“Fate in modo che ci sia amore” nella vostra vita. Sembra essere questo l’invito e l’esortazione dello spettacolo “Let there be love” dell’autore ganese Kwame Kwei-Armah, presentato dalla compagnia Teatro Minimo al Festival Castel dei Mondi. La compagnia che proprio ad Andria ha mosso i suoi primi passi nel 2001 e lavora prevalentemente con attori del territorio, in questa occasione si è affidato alla regia di Vittorio Continelli, con l’interpretazione di Nicola Conversano, Simonetta Damato e Patrizia Labianca. Un debutto nazionale per uno spettacolo che nasce sul testo dell’autore 45enne di origini ghanesi, figura chiave del teatro britannico e promotore del dialogo interculturale, che senza mezzi termini mostra la cruda realtà di una famiglia disgregata e sembra chiederci e proporci il momento migliore per prendere le decisioni importanti.

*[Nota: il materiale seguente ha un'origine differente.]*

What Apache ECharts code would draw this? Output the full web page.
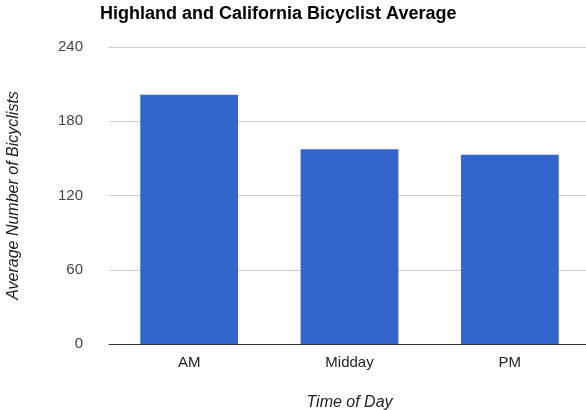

Da Grenada (Caraibi) Alfred emigra negli anni ’60 per raggiungere Londra, qui si fa una famiglia e cresce da solo due figlie dopo che sua moglie li ha abbandonati per tornare ai Caraibi. Nella convincente interpretazione anche se non sempre priva di esitazioni di Nicola Conversano, troviamo Alfred in casa, sessantenne, malato, in costante conflitto con la figlia Gemma (Patrizia Labianca, intensa nella sua interpretazione), unica a cercare ancora un rapporto paterno. Un uomo testardo e ottuso nel suo rifiuto di qualsiasi tipo di aiuto e compagnia. L’incontro con Maria, una giovane cameriera polacca, da poco giunta in Inghilterra, di cui veste perfettamente i panni Simonetta Damato, innesta un cambiamento. Si insatura un legame nuovo e una reciproca educazione alla vita. Il motivo del loro incontro d’anime è Lillie, un grammofono impolverato e inutilizzato che torna a suonare la musica di Nat King Cole, artista preferito di Alfred e colonna sonora dell’intero spettacolo. E proprio dal grammofono non viene fuori solo musica, ma vengono amplificati i sentimenti, ne scaturiscono i racconti di vita di Alfred e la vitalità di Maria.

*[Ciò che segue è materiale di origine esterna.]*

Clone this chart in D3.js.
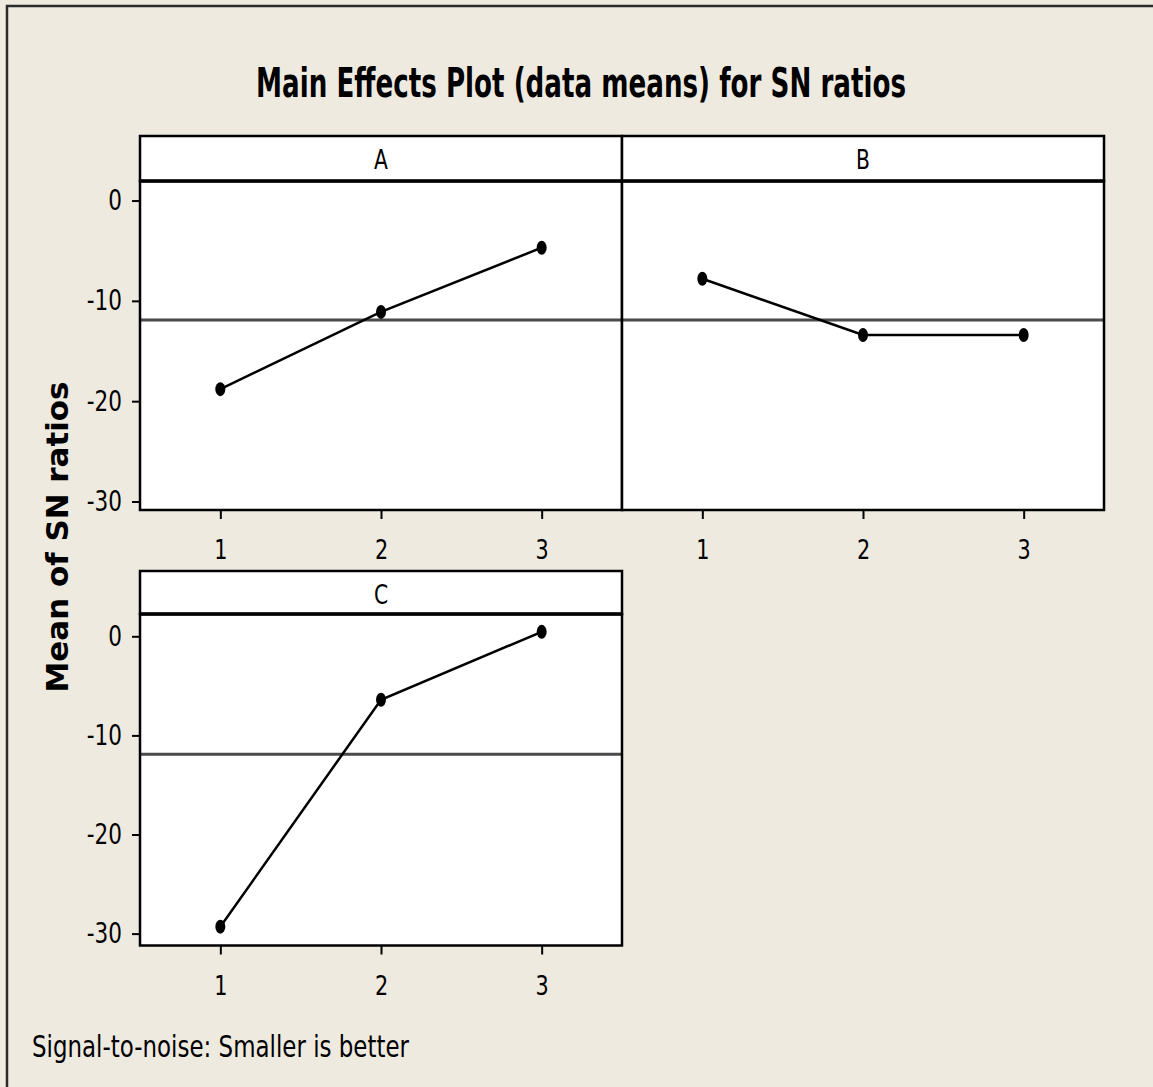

Un testo denso, complesso, attuale ma non scontato, per il quale sulla scena non servono altro che una poltrona, un divano, un tavolino e il grammofono Lillie. Niente effetti speciali, trucchi e cambiamenti d’abito per narrare l’evoluzione temporale e fisica dei protagonisti, solo luci che si spengono tra un cambio di scena e l’altro e si attenuano o si diffondono a palesare l’emozione del momento. La vicenda di Alfred del resto ci è familiare e potrebbe facilmente rimandare alla storia di uno qualsiasi degli anziani o malati che oggi vengono accuditi da persone a loro estranee, ognuna delle quali ha una propria storia da raccontare. Proprio per questo i livelli di lettura diventano molteplici e i significati si infittiscono. La storia di Alfred si sovrappone e si alterna alla storia di Maria, in alcuni punti diventano l’una il complemento dell’altra. La violenza, le difficoltà e il pregiudizio, si confondono e si trasformano in una storia di incontro e accoglienza. Un tentativo di riscatto e accettazione è ciò che tutti cercano ed è più facile riscattarsi con qualcuno con cui non si hanno legami di sangue, piuttosto che farlo con chi direttamente è causa e oggetto del nostro rancore o affetto.
Un teatro di parola dunque, in cui il testo tiene nonostante i diversi cambi di scena che allentano la tensione senza però sacrificare la sequenzialità del racconto. Una prova non semplice ma riuscita quella del Teatro Minimo di dare alla parola stessa il compito di raccontare l’incomunicabilità che caratterizza i rapporti, lo scontro generazionale e le difficoltà di amare ed essere accettati. Unico dato resta al termine della storia: è necessario il ritorno alle origini, in quel punto cruciale della nostra vita in cui un errore ci è costato una perdita e dal quale possiamo ritrovare la lucidità necessaria per ricominciare.